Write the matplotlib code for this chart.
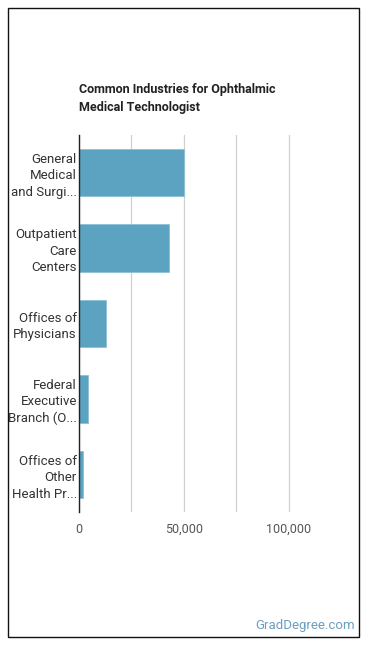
import matplotlib.pyplot as plt
from matplotlib.patches import Rectangle

plt.rcParams['font.family'] = ['Roboto', 'DejaVu Sans']

# data
industries = ["General\nMedical\nand Surgi...", "Outpatient\nCare\nCenters",
              "Offices of\nPhysicians", "Federal\nExecutive\nBranch (O...",
              "Offices of\nOther\nHealth Pr..."]
employees = [50000, 42800, 13000, 4300, 2000]
tick_vals = [0, 50000, 100000]
tick_labels = ["0", "50,000", "100,000"]

fig = plt.figure(figsize=(3.7, 6.48), dpi=100)
ax = fig.add_axes([79/370, 1 - 512/648, 261/370, 377/648])

ypos = list(range(len(industries)))
ax.barh(ypos, employees, height=0.63, color="#5ba3c0", edgecolor="#8cc0d6", linewidth=0.6, zorder=3)
ax.set_ylim(len(industries) - 0.5, -0.5)
ax.set_xlim(0, 124500)

ax.set_yticks(ypos)
ax.set_yticklabels(industries, fontsize=9.5, color="#333333", linespacing=1.35)
ax.set_xticks(tick_vals)
ax.set_xticklabels(tick_labels, fontsize=9, color="#555555")
ax.set_xticks([25000, 75000], minor=True)
ax.tick_params(axis='both', which='both', length=0)
ax.tick_params(axis='x', pad=8)
ax.tick_params(axis='y', pad=1.5)
ax.grid(axis='x', which='both', color="#d0d0d0", linewidth=0.9, zorder=0)

for s in ["top", "right", "bottom"]:
    ax.spines[s].set_visible(False)
ax.spines["left"].set_color("#222222")
ax.spines["left"].set_linewidth(1.0)
ax.spines["left"].set_zorder(4)

fig.text(79/370, 1 - 83/648, "Common Industries for Ophthalmic\nMedical Technologist",
         fontsize=9, fontweight='bold', color="#222222", va='top', ha='left', linespacing=1.5)
fig.text(355/370, 1 - 626/648, "GradDegree.com", fontsize=9.5, color="#6a9fc0",
         ha='right', va='center')

# outer border
fig.patches.append(Rectangle((8/370, 1 - 637/648), 351/370, 629/648, transform=fig.transFigure,
                             fill=False, edgecolor="#111111", linewidth=1.0))

fig.savefig("out.png", dpi=100)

*PROBLEM DESCRIPTION*: Gather all lines with the string "matplotlib" from the data.

*REPLY TO THE TASK*:
Write the matplotlib code for this chart.
import matplotlib.pyplot as plt
from matplotlib.patches import Rectangle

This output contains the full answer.